EXERCISE »
Extract every line below that contains the word "this".

RECORDS PROVIDED »
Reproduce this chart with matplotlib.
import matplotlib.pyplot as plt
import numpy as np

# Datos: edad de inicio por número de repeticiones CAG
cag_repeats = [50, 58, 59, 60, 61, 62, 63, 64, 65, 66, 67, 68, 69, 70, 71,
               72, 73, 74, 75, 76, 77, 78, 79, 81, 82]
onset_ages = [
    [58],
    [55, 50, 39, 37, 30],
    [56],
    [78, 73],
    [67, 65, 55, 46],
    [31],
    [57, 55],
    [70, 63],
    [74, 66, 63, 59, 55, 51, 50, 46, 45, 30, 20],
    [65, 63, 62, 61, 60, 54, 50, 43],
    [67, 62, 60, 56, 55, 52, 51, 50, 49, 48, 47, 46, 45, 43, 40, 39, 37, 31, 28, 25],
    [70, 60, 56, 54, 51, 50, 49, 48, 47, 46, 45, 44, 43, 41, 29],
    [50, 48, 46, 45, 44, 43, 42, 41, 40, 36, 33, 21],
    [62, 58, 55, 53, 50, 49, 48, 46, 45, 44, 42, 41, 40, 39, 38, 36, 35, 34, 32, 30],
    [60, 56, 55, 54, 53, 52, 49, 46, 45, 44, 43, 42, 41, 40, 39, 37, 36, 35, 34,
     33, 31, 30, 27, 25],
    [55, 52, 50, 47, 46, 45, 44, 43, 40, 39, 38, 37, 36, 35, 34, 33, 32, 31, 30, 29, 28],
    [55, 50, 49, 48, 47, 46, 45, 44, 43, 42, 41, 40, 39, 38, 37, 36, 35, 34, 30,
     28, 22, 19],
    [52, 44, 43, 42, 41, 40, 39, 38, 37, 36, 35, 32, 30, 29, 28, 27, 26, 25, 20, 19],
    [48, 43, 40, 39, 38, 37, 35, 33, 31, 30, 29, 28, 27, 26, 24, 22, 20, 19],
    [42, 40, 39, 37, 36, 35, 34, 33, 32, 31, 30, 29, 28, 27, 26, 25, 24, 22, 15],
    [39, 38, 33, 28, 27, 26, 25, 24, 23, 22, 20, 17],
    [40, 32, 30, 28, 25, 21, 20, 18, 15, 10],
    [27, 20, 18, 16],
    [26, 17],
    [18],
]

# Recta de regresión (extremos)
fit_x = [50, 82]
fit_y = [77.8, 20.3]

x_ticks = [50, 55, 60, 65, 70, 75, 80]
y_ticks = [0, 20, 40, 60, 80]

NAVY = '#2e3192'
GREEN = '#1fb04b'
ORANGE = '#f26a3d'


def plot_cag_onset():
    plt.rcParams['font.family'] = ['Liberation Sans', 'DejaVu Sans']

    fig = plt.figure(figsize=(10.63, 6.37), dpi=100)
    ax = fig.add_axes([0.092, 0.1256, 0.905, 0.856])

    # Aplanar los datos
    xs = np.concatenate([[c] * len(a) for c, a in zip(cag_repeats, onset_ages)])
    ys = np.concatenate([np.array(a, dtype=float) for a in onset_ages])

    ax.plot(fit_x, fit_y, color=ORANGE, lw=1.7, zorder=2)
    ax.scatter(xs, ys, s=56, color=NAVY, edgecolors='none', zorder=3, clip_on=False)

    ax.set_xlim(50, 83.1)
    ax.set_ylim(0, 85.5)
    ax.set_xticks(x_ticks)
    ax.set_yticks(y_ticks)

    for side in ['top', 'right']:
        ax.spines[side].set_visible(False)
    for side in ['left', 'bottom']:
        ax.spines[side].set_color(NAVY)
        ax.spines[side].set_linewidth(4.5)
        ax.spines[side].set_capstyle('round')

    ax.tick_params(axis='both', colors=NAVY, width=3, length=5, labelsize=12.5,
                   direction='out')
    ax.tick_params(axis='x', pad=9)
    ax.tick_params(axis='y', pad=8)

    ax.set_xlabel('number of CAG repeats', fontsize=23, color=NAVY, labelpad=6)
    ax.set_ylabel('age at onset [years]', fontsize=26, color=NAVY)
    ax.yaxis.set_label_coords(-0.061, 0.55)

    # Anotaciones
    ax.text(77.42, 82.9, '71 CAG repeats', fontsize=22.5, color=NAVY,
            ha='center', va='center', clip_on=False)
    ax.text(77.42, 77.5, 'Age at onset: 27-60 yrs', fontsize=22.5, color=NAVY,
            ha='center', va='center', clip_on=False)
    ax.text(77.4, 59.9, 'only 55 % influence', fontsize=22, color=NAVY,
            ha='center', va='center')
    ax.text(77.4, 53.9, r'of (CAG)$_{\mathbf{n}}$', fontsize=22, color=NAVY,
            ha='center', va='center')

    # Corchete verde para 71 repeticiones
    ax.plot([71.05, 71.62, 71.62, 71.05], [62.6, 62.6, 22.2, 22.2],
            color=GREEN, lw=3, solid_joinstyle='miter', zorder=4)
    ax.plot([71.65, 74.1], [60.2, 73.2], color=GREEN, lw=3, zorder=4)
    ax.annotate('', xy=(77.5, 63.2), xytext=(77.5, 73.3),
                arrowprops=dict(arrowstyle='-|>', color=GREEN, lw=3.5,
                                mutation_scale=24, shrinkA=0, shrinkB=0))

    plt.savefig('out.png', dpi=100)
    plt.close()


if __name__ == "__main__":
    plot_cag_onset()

---

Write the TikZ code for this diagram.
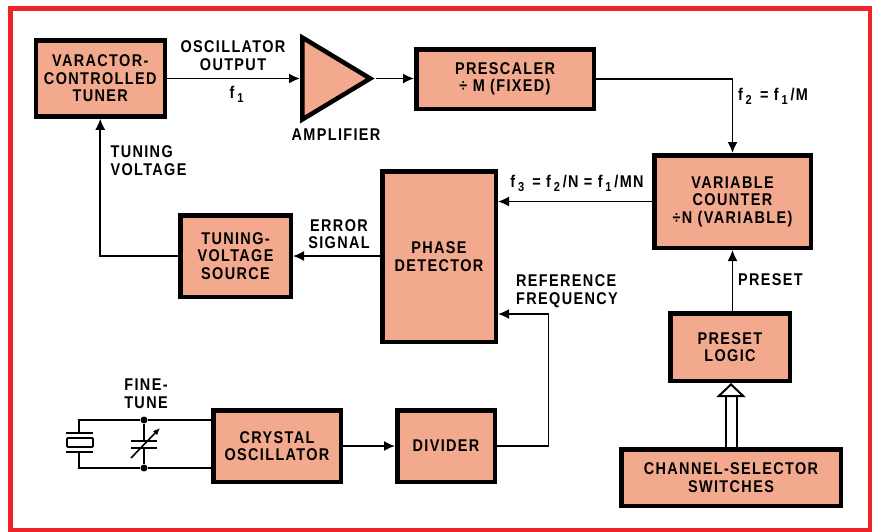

* * *

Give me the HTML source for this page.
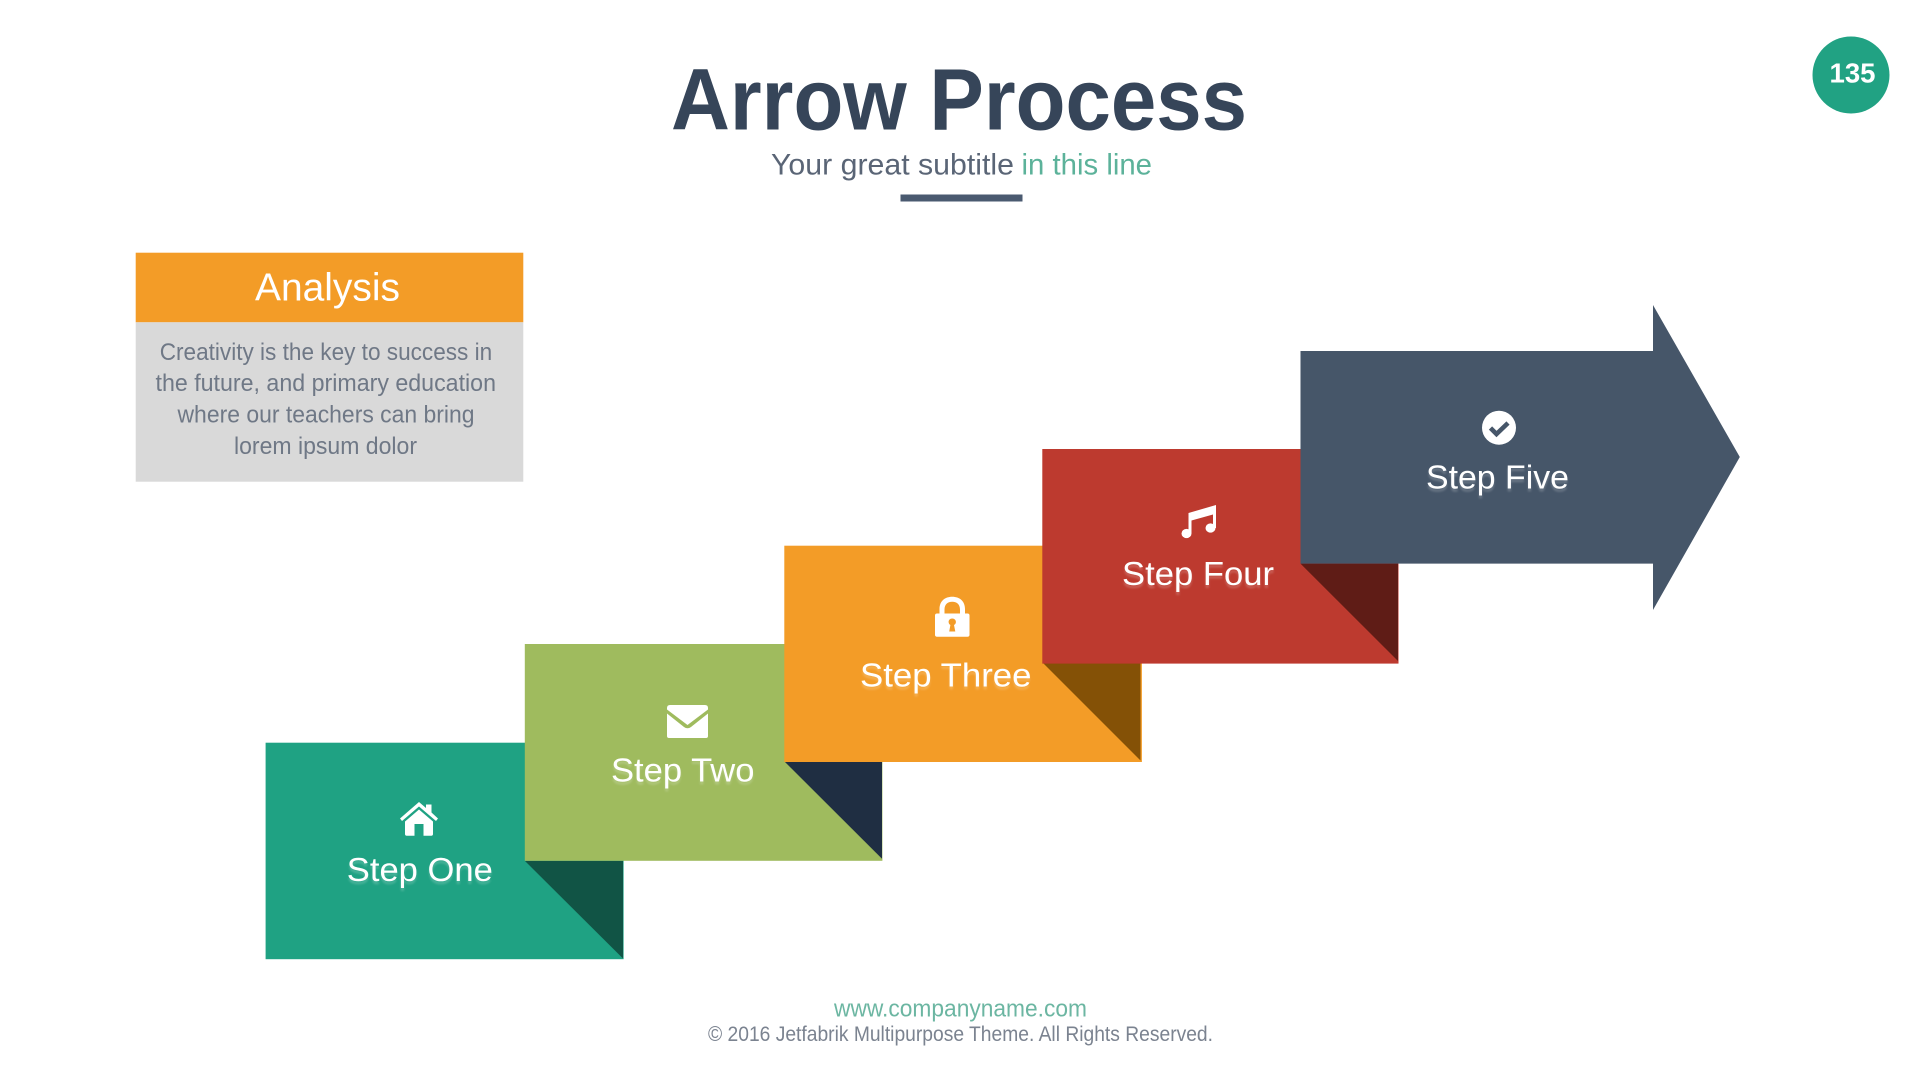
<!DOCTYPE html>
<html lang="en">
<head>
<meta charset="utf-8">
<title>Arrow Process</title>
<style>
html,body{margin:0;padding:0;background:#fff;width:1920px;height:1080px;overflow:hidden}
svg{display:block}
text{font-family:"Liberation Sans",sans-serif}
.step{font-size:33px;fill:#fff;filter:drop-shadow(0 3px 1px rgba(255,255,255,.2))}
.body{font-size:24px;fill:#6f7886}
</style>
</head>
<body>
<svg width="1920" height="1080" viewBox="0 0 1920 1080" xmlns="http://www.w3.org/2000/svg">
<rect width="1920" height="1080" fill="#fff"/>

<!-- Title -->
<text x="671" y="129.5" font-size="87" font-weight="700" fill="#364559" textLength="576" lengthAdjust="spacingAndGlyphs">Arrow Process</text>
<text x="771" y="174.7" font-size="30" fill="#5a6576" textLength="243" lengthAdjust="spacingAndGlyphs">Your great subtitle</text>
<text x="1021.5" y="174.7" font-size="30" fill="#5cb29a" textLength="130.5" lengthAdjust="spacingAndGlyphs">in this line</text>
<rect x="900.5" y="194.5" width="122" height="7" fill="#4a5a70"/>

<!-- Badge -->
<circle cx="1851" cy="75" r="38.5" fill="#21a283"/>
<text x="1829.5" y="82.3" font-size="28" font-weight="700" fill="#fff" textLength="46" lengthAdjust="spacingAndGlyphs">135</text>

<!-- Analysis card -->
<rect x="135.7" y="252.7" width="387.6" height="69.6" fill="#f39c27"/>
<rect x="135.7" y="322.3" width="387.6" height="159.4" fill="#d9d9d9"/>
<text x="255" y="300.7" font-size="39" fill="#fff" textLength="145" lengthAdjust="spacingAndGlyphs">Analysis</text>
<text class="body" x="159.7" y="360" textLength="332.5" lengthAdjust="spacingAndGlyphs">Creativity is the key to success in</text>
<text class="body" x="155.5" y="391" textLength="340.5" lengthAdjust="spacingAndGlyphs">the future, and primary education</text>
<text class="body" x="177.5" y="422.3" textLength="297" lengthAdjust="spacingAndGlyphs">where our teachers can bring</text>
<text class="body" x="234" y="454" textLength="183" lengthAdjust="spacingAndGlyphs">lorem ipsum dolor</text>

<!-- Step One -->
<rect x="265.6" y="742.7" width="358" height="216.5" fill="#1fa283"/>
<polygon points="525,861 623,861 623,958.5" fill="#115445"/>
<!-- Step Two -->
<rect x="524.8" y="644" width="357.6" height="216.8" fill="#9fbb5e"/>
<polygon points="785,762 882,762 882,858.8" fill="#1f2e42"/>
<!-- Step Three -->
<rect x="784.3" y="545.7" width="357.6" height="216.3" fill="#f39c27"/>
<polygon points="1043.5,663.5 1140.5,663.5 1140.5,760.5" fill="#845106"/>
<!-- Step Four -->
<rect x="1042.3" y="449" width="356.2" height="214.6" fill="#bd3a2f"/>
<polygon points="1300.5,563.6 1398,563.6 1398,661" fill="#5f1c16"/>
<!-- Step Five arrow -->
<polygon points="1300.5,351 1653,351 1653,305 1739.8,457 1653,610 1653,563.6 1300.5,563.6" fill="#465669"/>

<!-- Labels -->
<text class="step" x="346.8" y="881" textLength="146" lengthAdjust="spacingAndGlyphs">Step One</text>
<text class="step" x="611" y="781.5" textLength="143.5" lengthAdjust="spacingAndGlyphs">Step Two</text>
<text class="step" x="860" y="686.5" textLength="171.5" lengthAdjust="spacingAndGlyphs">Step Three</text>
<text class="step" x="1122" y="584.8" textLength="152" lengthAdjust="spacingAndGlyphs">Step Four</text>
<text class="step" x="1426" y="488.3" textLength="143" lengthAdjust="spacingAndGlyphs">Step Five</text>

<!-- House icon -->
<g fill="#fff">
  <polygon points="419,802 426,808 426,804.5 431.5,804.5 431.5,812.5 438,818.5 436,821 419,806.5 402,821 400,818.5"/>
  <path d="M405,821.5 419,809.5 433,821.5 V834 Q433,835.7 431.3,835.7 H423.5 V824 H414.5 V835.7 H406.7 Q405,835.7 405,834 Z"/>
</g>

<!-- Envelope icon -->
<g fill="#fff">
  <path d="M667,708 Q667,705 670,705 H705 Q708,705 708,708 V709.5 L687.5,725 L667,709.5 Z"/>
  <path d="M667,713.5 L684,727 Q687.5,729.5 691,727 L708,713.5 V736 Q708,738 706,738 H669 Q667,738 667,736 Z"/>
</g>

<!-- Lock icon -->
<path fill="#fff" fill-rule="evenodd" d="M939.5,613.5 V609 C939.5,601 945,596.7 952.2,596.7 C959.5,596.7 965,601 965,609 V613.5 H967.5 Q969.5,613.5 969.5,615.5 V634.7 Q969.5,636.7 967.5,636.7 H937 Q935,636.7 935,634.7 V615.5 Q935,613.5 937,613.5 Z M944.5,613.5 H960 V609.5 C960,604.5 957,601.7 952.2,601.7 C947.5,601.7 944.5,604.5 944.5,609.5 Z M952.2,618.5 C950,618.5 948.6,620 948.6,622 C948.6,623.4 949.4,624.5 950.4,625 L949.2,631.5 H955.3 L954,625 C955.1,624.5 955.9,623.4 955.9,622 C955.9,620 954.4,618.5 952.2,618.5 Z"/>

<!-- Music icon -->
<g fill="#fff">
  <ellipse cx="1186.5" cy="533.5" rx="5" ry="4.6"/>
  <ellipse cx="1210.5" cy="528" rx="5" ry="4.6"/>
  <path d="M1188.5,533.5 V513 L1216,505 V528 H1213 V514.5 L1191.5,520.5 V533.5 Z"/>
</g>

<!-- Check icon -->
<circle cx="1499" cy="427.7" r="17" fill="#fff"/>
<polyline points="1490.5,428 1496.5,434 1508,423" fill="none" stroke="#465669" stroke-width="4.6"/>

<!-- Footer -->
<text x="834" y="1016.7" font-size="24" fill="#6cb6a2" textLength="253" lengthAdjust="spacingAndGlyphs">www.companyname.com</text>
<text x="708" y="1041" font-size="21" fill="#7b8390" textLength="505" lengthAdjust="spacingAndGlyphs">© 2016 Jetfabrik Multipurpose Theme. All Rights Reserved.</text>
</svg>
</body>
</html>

OUTPUT OF THE TASK »
Reproduce this chart with matplotlib.
Write the TikZ code for this diagram.
Give me the HTML source for this page.
<text x="1021.5" y="174.7" font-size="30" fill="#5cb29a" textLength="130.5" lengthAdjust="spacingAndGlyphs">in this line</text>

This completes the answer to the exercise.